→ **WHAT THE TASK REQUIRES**
Nothing after the line with "const dayCount = 364;" belongs in the copy; extract the lines below from the top through that line, pictures left out.

→ **SUPPLIED DATA**
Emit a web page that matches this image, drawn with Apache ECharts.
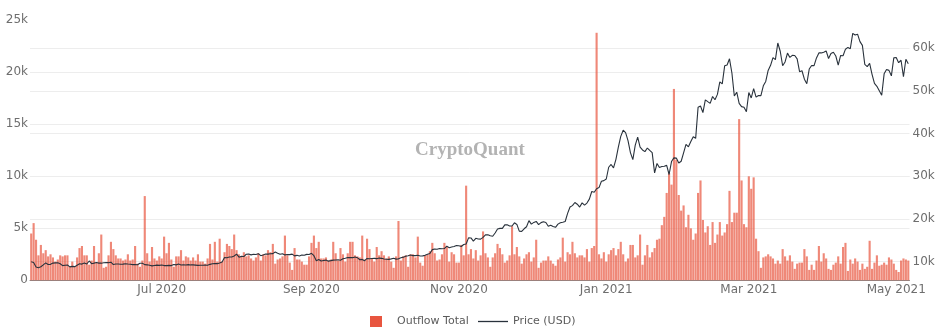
<!DOCTYPE html>
<html>
<head>
<meta charset="utf-8">
<script src="https://cdn.jsdelivr.net/npm/echarts@6/dist/echarts.min.js"></script>
<style>
  html, body { margin: 0; padding: 0; background: #ffffff; }
  #chart { width: 940px; height: 336px; }
</style>
</head>
<body>
<div id="chart"></div>
<script>
// Daily exchange outflow (thousands of BTC) and BTC price, 2020-05-08 .. 2021-05-06
const firstDay = [2020, 4, 8];   // year, month index, day
const dayCount = 364;

const tickDates  = ['2020-07-01', '2020-09-01', '2020-11-01', '2021-01-01', '2021-03-01', '2021-05-01'];
const tickLabels = ['Jul 2020', 'Sep 2020', 'Nov 2020', 'Jan 2021', 'Mar 2021', 'May 2021'];

// Outflow Total, in thousands
const outflowK = [
  // May 8 - Aug 6 2020
  4.5,5.5,3.9,2.4,3.4,2.6,2.9,2.3,2.5,2.2,
  1.8,2.0,2.4,2.3,2.4,2.4,1.3,1.8,1.3,2.2,
  3.1,3.3,2.4,2.4,1.5,1.9,3.3,1.7,2.6,4.4,
  1.2,1.3,2.4,3.7,3.0,2.4,2.1,2.1,1.9,2.0,
  2.5,1.9,2.0,3.3,1.6,1.3,1.9,8.1,2.6,1.8,
  3.2,2.1,1.9,2.3,2.1,4.2,2.6,3.6,2.0,1.3,
  2.3,2.3,2.9,1.9,2.3,2.2,1.9,2.2,1.9,2.5,
  1.8,1.8,1.6,2.1,3.5,2.0,3.7,1.8,4.0,1.8,
  2.7,3.5,3.3,3.0,4.4,2.9,2.5,2.3,2.7,2.3,
  2.4,
  // Aug 7 - Nov 4 2020
  2.1,1.9,2.2,2.6,1.9,2.5,2.4,2.9,2.7,3.5,
  1.6,2.0,2.1,2.3,4.3,2.4,1.7,1.0,3.1,2.0,
  2.0,1.8,1.5,1.5,2.3,3.6,4.3,3.1,3.7,2.1,
  2.1,2.2,1.9,2.0,3.7,2.6,1.9,3.1,2.5,1.8,
  2.6,3.7,3.7,2.4,2.3,2.2,4.3,2.0,4.0,3.0,
  2.1,1.8,3.2,2.4,2.8,2.4,2.1,2.3,1.8,1.2,
  2.3,5.7,1.9,2.3,2.4,1.3,2.5,2.5,2.2,4.2,
  1.7,1.4,2.4,2.5,2.8,3.6,2.6,1.9,2.0,2.5,
  3.6,3.2,1.8,2.7,2.5,1.7,1.7,3.4,2.4,
  9.1,
  // Nov 5 - Dec 28 2020
  2.5,3.0,2.1,2.9,1.9,2.4,4.7,2.6,2.2,1.3,
  2.2,2.6,3.5,3.1,2.5,1.7,1.9,2.4,5.2,2.5,
  3.2,2.3,1.6,2.1,2.5,2.7,1.8,2.2,3.9,1.2,
  1.7,1.9,1.9,2.3,1.9,1.6,1.4,2.0,2.2,4.1,
  1.8,2.7,2.5,3.7,2.6,2.2,2.4,2.4,2.2,3.0,
  1.8,3.1,3.3,
  23.8,
  // Dec 29 2020 - Feb 3 2021
  2.5,2.1,2.7,1.8,2.5,2.9,3.1,2.4,3.0,3.7,
  2.5,1.8,2.1,3.4,3.4,2.2,2.4,4.4,1.5,2.4,
  3.4,2.2,2.7,3.1,3.9,4.0,5.3,6.1,8.4,10.3,
  9.2,
  18.4,
  11.6,8.2,6.7,7.2,5.1,
  // Feb 4 - May 6 2021
  6.3,5.0,3.9,4.5,8.4,9.6,5.8,4.6,5.2,3.4,
  5.6,3.6,4.4,5.6,4.3,4.6,5.4,8.6,5.6,6.5,
  6.5,15.5,9.6,5.4,5.1,10.0,8.8,9.9,4.0,2.8,
  1.2,2.2,2.3,2.5,2.3,2.1,1.6,1.9,1.6,3.0,
  2.3,1.9,2.4,1.8,1.1,1.6,1.7,1.7,3.0,2.3,
  1.0,1.5,1.0,1.9,3.3,1.8,2.6,2.1,1.1,1.0,
  1.5,1.7,2.3,1.6,3.2,3.6,0.9,2.0,1.6,2.1,
  1.8,1.0,1.6,1.1,1.3,3.8,1.1,1.7,2.4,1.4,
  1.5,1.7,1.5,2.2,2.0,1.6,1.0,0.8,1.9,2.1,
  2.0,1.9
];

// Price (USD), daily
const priceUsd = [
  // May 2020 (from the 8th)
  9986,9805,8757,8601,8804,9269,9734,9329,9378,9671,9727,9730,9523,9081,9182,9210,8790,8907,8835,9181,9525,9439,9700,9461,
  // Jun 2020
  10167,9529,9657,9800,9665,9653,9759,9772,9770,9877,9322,9474,9465,9385,9427,9524,9463,9406,9319,9359,9300,9649,9629,9314,9264,9163,9014,9117,9185,9137,
  // Jul 2020
  9228,9087,9070,9132,9087,9347,9257,9436,9232,9289,9235,9303,9243,9244,9190,9132,9151,9160,9185,9164,9375,9525,9581,9536,9677,9905,10990,10912,11100,11112,11323,
  // Aug 2020
  11759,11054,11246,11205,11747,11779,11601,11754,11675,11878,11410,11584,11784,11768,11865,11892,12254,11991,11758,11878,11592,11681,11664,11774,11366,11488,11323,11542,11507,11711,11680,
  // Sep 2020
  11970,11414,10245,10511,10169,10281,10370,10131,10242,10363,10400,10443,10323,10680,10796,10974,10948,10944,11094,10938,10462,10538,10246,10760,10692,10750,10776,10709,10844,10784,
  // Oct 2020
  10620,10570,10542,10666,10793,10604,10668,10916,11064,11296,11384,11555,11426,11430,11505,11323,11359,11483,11742,11917,12823,12965,12931,13108,13031,13075,13654,13271,13438,13546,13781,
  // Nov 2020
  13737,13550,14028,14133,15579,15565,14833,15479,15332,15290,15701,16276,16317,16069,15955,16716,17645,17804,17817,18621,18642,18370,18364,19107,18732,17150,17108,17717,18177,19625,
  // Dec 2020
  18802,19201,19445,18699,19154,19345,19191,18321,18553,18264,18058,18803,19142,19246,19417,21310,22805,23137,23869,23477,22803,23783,23241,23735,24664,26437,26272,27084,27362,28840,29001,
  // Jan 2021
  29374,32127,32782,31971,33992,36824,39371,40797,40254,38356,35566,33922,37316,39187,36825,36178,35791,36630,36069,35547,30825,33005,32067,32289,32366,32569,30432,33466,34316,34269,33114,
  // Feb 2021
  33537,35510,37472,36926,38144,39266,38903,46196,46481,44918,47909,47504,47105,48717,47945,49199,52149,51679,55888,56099,57539,54207,48824,49705,47093,46339,46188,45137,
  // Mar 2021
  49631,48378,50538,48561,48927,48913,51206,52246,54824,56008,57805,57332,61243,59302,55907,56804,58870,57858,58346,58313,57523,54529,54738,52775,51705,55137,55974,55948,57750,58918,58918,
  // Apr 2021
  59095,59384,57603,58759,59057,58192,56048,58323,58245,59793,60204,59893,63504,63109,63315,61572,60683,56216,55724,56473,53906,51762,51093,50050,49004,54021,55033,54824,53555,57750,
  // May 2021 (to the 6th)
  57828,56631,57200,53333,57424,56396
];

// one category per day
const dates = [];
for (let i = 0; i < dayCount; i++) {
  const d = new Date(Date.UTC(firstDay[0], firstDay[1], firstDay[2] + i));
  dates.push(d.toISOString().slice(0, 10));
}

const FONT = 'DejaVu Sans';
const labelColor = '#6e6e6e';
const gridColor = '#ededed';
const barColor = '#e8553f';
const lineColor = '#29323c';

const chart = echarts.init(document.getElementById('chart'), null, { renderer: 'canvas' });

chart.setOption({
  animation: false,
  backgroundColor: '#ffffff',
  grid: { left: 30, right: 30.5, top: 20.3, bottom: 55.7, containLabel: false },
  graphic: [{
    type: 'text',
    left: 415,
    top: 141,
    z: 0,
    style: {
      text: 'CryptoQuant',
      font: 'bold 19px "Liberation Serif"',
      fill: '#b3b3b3'
    }
  }],
  legend: [
    {
      data: [{ name: 'Outflow Total', icon: 'rect', itemStyle: { color: barColor, opacity: 1 } }],
      left: 370, top: 316, padding: 0,
      itemWidth: 12, itemHeight: 11,
      textStyle: { color: '#5b5b5b', fontSize: 11, fontFamily: FONT, padding: [0, 0, 0, 10] }
    },
    {
      data: [{ name: 'Price (USD)', icon: 'rect', itemStyle: { color: lineColor } }],
      left: 478, top: 316, padding: 0,
      itemWidth: 30, itemHeight: 1.3,
      textStyle: { color: '#5b5b5b', fontSize: 11, fontFamily: FONT }
    }
  ],
  xAxis: {
    type: 'category',
    data: dates,
    boundaryGap: true,
    axisTick: { show: false },
    axisLine: { show: true, lineStyle: { color: '#8a8a8a', width: 1 } },
    splitLine: { show: false },
    axisLabel: {
      interval: (idx, val) => tickDates.includes(val),
      formatter: (val) => tickLabels[tickDates.indexOf(val)],
      color: labelColor, fontSize: 12, fontFamily: FONT, margin: 4
    }
  },
  yAxis: [
    {
      type: 'value',
      min: 0, max: 25, interval: 5,
      position: 'left',
      axisLine: { show: false },
      axisTick: { show: false },
      axisLabel: {
        formatter: (v) => (v === 0 ? '0' : v + 'k'),
        color: labelColor, fontSize: 12, fontFamily: FONT, margin: 2
      },
      splitLine: { show: true, showMaxLine: false, lineStyle: { color: gridColor, width: 1 } }
    },
    {
      type: 'value',
      min: 5640, max: 66560,
      position: 'right',
      axisLine: { show: false },
      axisTick: { show: false },
      axisLabel: {
        showMinLabel: false, showMaxLabel: false,
        formatter: (v) => (v / 1000) + 'k',
        color: labelColor, fontSize: 12, fontFamily: FONT, margin: 3
      },
      splitLine: { show: true, showMinLine: false, showMaxLine: false, lineStyle: { color: gridColor, width: 1 } }
    }
  ],
  series: [
    {
      name: 'Outflow Total',
      type: 'bar',
      data: outflowK,
      yAxisIndex: 0,
      barWidth: '88%',
      itemStyle: { color: barColor, opacity: 0.7 },
      emphasis: { disabled: true },
      z: 2
    },
    {
      name: 'Price (USD)',
      type: 'line',
      data: priceUsd,
      yAxisIndex: 1,
      symbol: 'none',
      showSymbol: false,
      lineStyle: { color: lineColor, width: 1.1 },
      itemStyle: { color: lineColor },
      emphasis: { disabled: true },
      z: 3
    }
  ]
});
</script>
</body>
</html>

→ **FULL ANSWER**
Emit a web page that matches this image, drawn with Apache ECharts.
<!DOCTYPE html>
<html>
<head>
<meta charset="utf-8">
<script src="https://cdn.jsdelivr.net/npm/echarts@6/dist/echarts.min.js"></script>
<style>
  html, body { margin: 0; padding: 0; background: #ffffff; }
  #chart { width: 940px; height: 336px; }
</style>
</head>
<body>
<div id="chart"></div>
<script>
// Daily exchange outflow (thousands of BTC) and BTC price, 2020-05-08 .. 2021-05-06
const firstDay = [2020, 4, 8];   // year, month index, day
const dayCount = 364;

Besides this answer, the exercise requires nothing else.